Шостакович никогда не мог простить Сталину антисемитизма. Это был для Д. Д. особый пункт. Он не был никаким евреем: просто презирал антисемитов, как все настоящие русские аристократы и интеллигенты. Он говорил, что для него в евреях сосредоточена беззащитность человечества. Хотел бы сказать, что и по моему убеждению, антисемитизм — величайшее историческое заблуждение. Интеллигентный, цивилизованный человек не может не знать, что Иисус был евреем. Настоящим, рожденным от еврейской женщины евреем и, более того, раввином. Он служил в синагоге, службы вел. Он упрекал евреев в своих проповедях в том, что они забыли заветы великих предков, забыли, по существу, настоящую религию. И он ее восстановил, Иисус.
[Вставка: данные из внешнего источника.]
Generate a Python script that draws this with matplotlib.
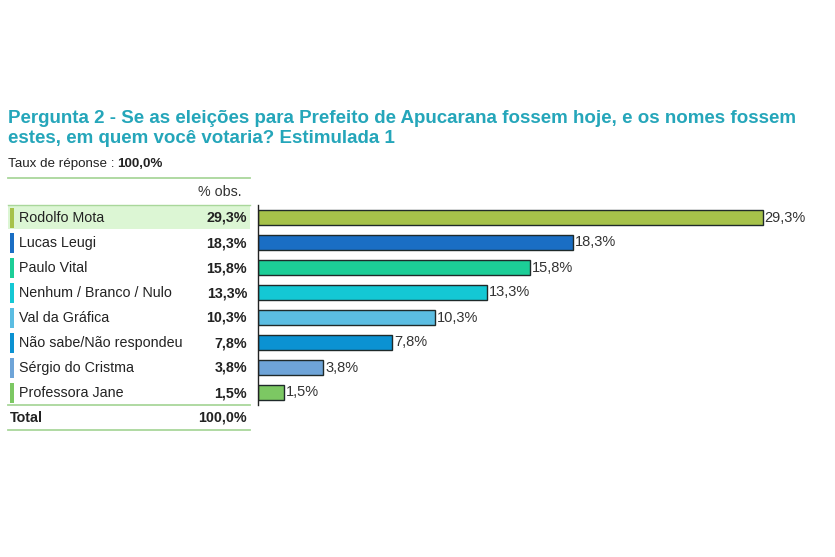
import matplotlib.pyplot as plt
from matplotlib.patches import Rectangle
from matplotlib.lines import Line2D

plt.rcParams['font.family'] = ['Liberation Sans', 'DejaVu Sans']

names = ['Rodolfo Mota', 'Lucas Leugi', 'Paulo Vital', 'Nenhum / Branco / Nulo',
         'Val da Gráfica', 'Não sabe/Não respondeu', 'Sérgio do Cristma', 'Professora Jane']
values = [29.3, 18.3, 15.8, 13.3, 10.3, 7.8, 3.8, 1.5]
colors = ['#a6c24a', '#1a6ec4', '#1cce97', '#14c8d4', '#5bbde2', '#0b92d2', '#6ea4d8', '#7cc863']
total = 100.0

title = ('Pergunta 2 - Se as eleições para Prefeito de Apucarana fossem hoje, e os nomes fossem\n'
         'estes, em quem você votaria? Estimulada 1')

W, H = 835, 557
fs = 10.3


def fmt(v):
    return f'{v:.1f}'.replace('.', ',') + '%'


def fx(x):
    return x / W


def fy(y):
    return 1 - y / H


fig = plt.figure(figsize=(W / 100, H / 100), dpi=100)

# title and response rate
fig.text(fx(8), fy(110), title, color='#25a6ba', fontsize=13.5, fontweight='bold',
         va='top', ha='left', linespacing=1.25)
fig.text(fx(8), fy(164), 'Taux de réponse :', fontsize=9.6, va='center', color='#222222')
fig.text(fx(117), fy(164), fmt(total), fontsize=9.6, fontweight='bold', va='center', color='#222222')

line_col = '#a9d79b'
for yy in [178, 405, 430]:
    fig.add_artist(Line2D([fx(8), fx(250)], [fy(yy), fy(yy)], color=line_col, lw=1.3))

fig.text(fx(242), fy(192), '% obs.', fontsize=fs, ha='right', va='center', color='#333333')

# highlighted first row
fig.add_artist(Rectangle((fx(8), fy(229)), fx(242), 24 / H, facecolor='#dcf6d4',
                         edgecolor='none', zorder=0))
fig.add_artist(Line2D([fx(8), fx(250)], [fy(205), fy(205)], color=line_col, lw=1.0))

row0, step = 218, 25
for i, (n, v, c) in enumerate(zip(names, values, colors)):
    y = row0 + i * step
    fig.add_artist(Rectangle((fx(10), fy(y + 10)), 4 / W, 20 / H, facecolor=c, edgecolor='none'))
    fig.text(fx(19), fy(y), n, fontsize=fs, va='center', ha='left', color='#222222')
    fig.text(fx(247), fy(y), fmt(v), fontsize=fs, fontweight='bold', va='center',
             ha='right', color='#222222')

fig.text(fx(10), fy(418), 'Total', fontsize=fs, fontweight='bold', va='center', color='#222222')
fig.text(fx(247), fy(418), fmt(total), fontsize=fs, fontweight='bold', va='center',
         ha='right', color='#222222')

# bar chart
ax = fig.add_axes([fx(258), fy(405), fx(835 - 258), 200 / H])
pos = list(range(len(values)))
ax.barh(pos, values, height=0.58, color=colors, edgecolor='#1f2a2a', linewidth=1.0)
for p, v in zip(pos, values):
    ax.text(v + 0.1, p, fmt(v), va='center', ha='left', fontsize=10.5, color='#333333')
ax.set_xlim(0, (835 - 258) / 17.22)
ax.set_ylim(len(values) - 0.5, -0.5)
for s in ['top', 'right', 'bottom']:
    ax.spines[s].set_visible(False)
ax.spines['left'].set_color('#222222')
ax.spines['left'].set_linewidth(1.0)
ax.set_xticks([])
ax.set_yticks([])
ax.patch.set_alpha(0)

fig.savefig('out.png', dpi=100)
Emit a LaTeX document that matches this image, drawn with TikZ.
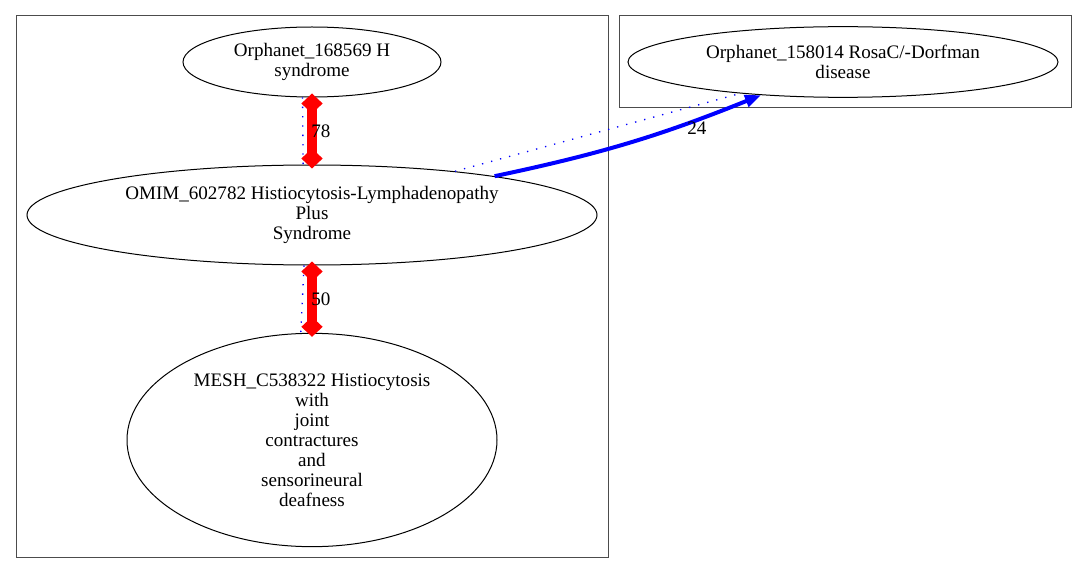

И он именно из еврейской религии создал христианскую — для неевреев, для других народов. Это известно, это не может образованный человек не знать. Другое дело, воскрес — не воскрес, это вопрос вкуса. Но что такой человек был, что он стал переживать за человечество и пострадал за человечество — какие тут могут быть сомнения? Так что антисемит, я считаю, не может считаться настоящим человеком, а тем более христианином. Он принадлежит к антихристовой армии. Это самые ненавистные для меня люди. И так же было для Д. Д… Помню, как он возмущался, когда Ведерников отказался петь партию в «Бабьем Яре» — это часть Тринадцатой симфонии, о ней разговор впереди. «Какой позор, — он говорил, — как ничтожно отказаться от этого!» Еврейская тема в Четвертом квартете — это же был прямой вызов Сталину. Или цикл «Еврейские песни». Однажды я был с Шостаковичем на исполнении этой вещи, мы часто ходили на концерты вместе. Поднялись потом в артистическую, и слышу, Василий Ширинский, музыкант, говорит: «Какая прелесть — сегодня среди исполнителей ни одного еврея, хотя тема вот такая еврейская». Шостакович как стоял на пороге — громко сказал, чтобы все слышали: «Терпеть не могу охотнорядцев. Пойдемте-ка отсюда, Рудольф Борисович».